La promesse d’une accessibilité renforcée se double d’un enjeu social. Les téléphones subventionnés, visant à abaisser le prix moyen d’un smartphone sous le seuil psychologique de 40 000 FCFA, pourraient démocratiser les services de paiement mobile et stimuler l’inclusion financière, objectif inscrit dans la stratégie gouvernementale de bancarisation.
Responsabilité environnementale et sociale : la clause silencieuse du succès
Le document de divulgation extra-financière publié en marge de l’émission se veut plus qu’une simple formalité. Il engage AXIAN à limiter les émissions de CO₂ par unité de trafic et à recourir à des énergies renouvelables pour au moins 35 % de ses stations de base d’ici 2028. Sur le volet social, l’entreprise couple l’expansion des réseaux à des programmes de renforcement de compétences numériques dans les communautés rurales. Ces engagements rejoignent les priorités climatiques et inclusionnelles soutenues au Congo-Brazzaville dans le cadre de l’initiative gouvernementale « Décennie de l’économie verte ». C’est ce maillage, à la fois financier et sociétal, qui attire les investisseurs à impact, segment en plein essor selon l’African Private Equity and Venture Capital Association.
Un horizon de croissance soutenu par la confiance des marchés
À la clôture du livre d’ordres, plus de 200 comptes institutionnels, répartis entre Europe, États-Unis et Moyen-Orient, avaient manifesté leur intérêt, preuve que l’appétit pour la dette africaine de qualité subsiste malgré les cycles économiques chahutés. « Les spreads obtenus par AXIAN servent désormais de repère de prix pour tous les opérateurs régionaux », note un négociateur basé à Londres.
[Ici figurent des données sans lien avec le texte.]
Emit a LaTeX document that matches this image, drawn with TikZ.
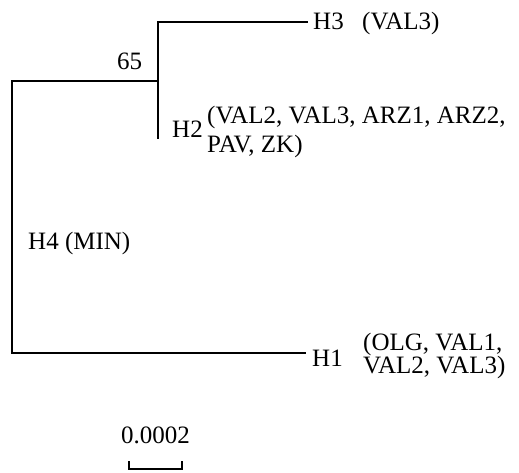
\documentclass[tikz,border=0pt]{standalone}
\usepackage{fontspec}
\setmainfont{Liberation Serif}
\begin{document}
\begin{tikzpicture}[x=1pt,y=-1pt,
  branch/.style={line width=1.7pt,line cap=rect},
  lbl/.style={anchor=base west,inner sep=0pt,font=\fontsize{25}{28}\selectfont}]
\useasboundingbox (0,0) rectangle (519,473);
% junctions and tips
\coordinate (root) at (12,81);
\coordinate (rootlow) at (12,353);
\coordinate (inner) at (158,81);
\coordinate (innertop) at (158,22);
\coordinate (innerlow) at (158,138);
\coordinate (tipH3) at (307,22);
\coordinate (tipH1) at (305,353);
% branches
\draw[branch] (inner) -- (root) -- (rootlow) -- (tipH1);
\draw[branch] (innerlow) -- (innertop) -- (tipH3);
% labels
\node[lbl] (h3) at (313,30) {H3};
\node[lbl] (h3s) at (362,30) {(VAL3)};
\node[lbl] (boot) at (117,70) {65};
\node[lbl] (h2) at (172,138) {H2};
\node[lbl] (h2a) at (207,124) {(VAL2, VAL3, ARZ1, ARZ2,};
\node[lbl] (h2b) at (207,153) {PAV, ZK)};
\node[lbl] (h4) at (28,249) {H4 (MIN)};
\node[lbl] (h1) at (312,366) {H1};
\node[lbl] (h1a) at (363,350) {(OLG, VAL1,};
\node[lbl] (h1b) at (363,373) {VAL2, VAL3)};
% scale bar
\node[lbl] (scale) at (121,443) {0.0002};
\coordinate (sbl) at (129,469);
\coordinate (sbr) at (182,469);
\draw[line width=1.7pt] ([yshift=8pt]sbl) -- (sbl) -- (sbr) -- ([yshift=8pt]sbr);
\end{tikzpicture}
\end{document}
Cet effet d’entraînement bénéficie indirectement aux États et entreprises de la Communauté économique des États d’Afrique centrale, dont le Congo-Brazzaville. En abaissant le coût du capital pour les projets d’infrastructure numérique, le placement crée une fenêtre d’opportunité que le secteur privé local aura à cœur de saisir.
Cap sur 2030 : vers une Afrique connectée, inclusive et compétitive
À l’orée de la prochaine décennie, l’enveloppe de 600 millions de dollars d’AXIAN Telecom apparaît comme un jalon décisif. Elle cristallise les attentes placées dans la numérisation du continent et réaffirme la pertinence de la collaboration public-privé pour atteindre une couverture quasi-universelle. Pour le Congo-Brazzaville, dont la jeunesse fourmille d’initiatives digitales, le succès de cette émission valide la stratégie de diversification économique et de montée en gamme technologique prônée par les autorités. Les regards se tournent désormais vers la matérialisation des promesses : fibre optique jusque dans les zones périurbaines, adoption croissante de la 5G et démocratisation des solutions fintech. Si les engagements annoncés se concrétisent, l’histoire retiendra que 600 millions d’obligations ont, un jour de juin 2025, redessiné les contours de la connectivité centrale africaine.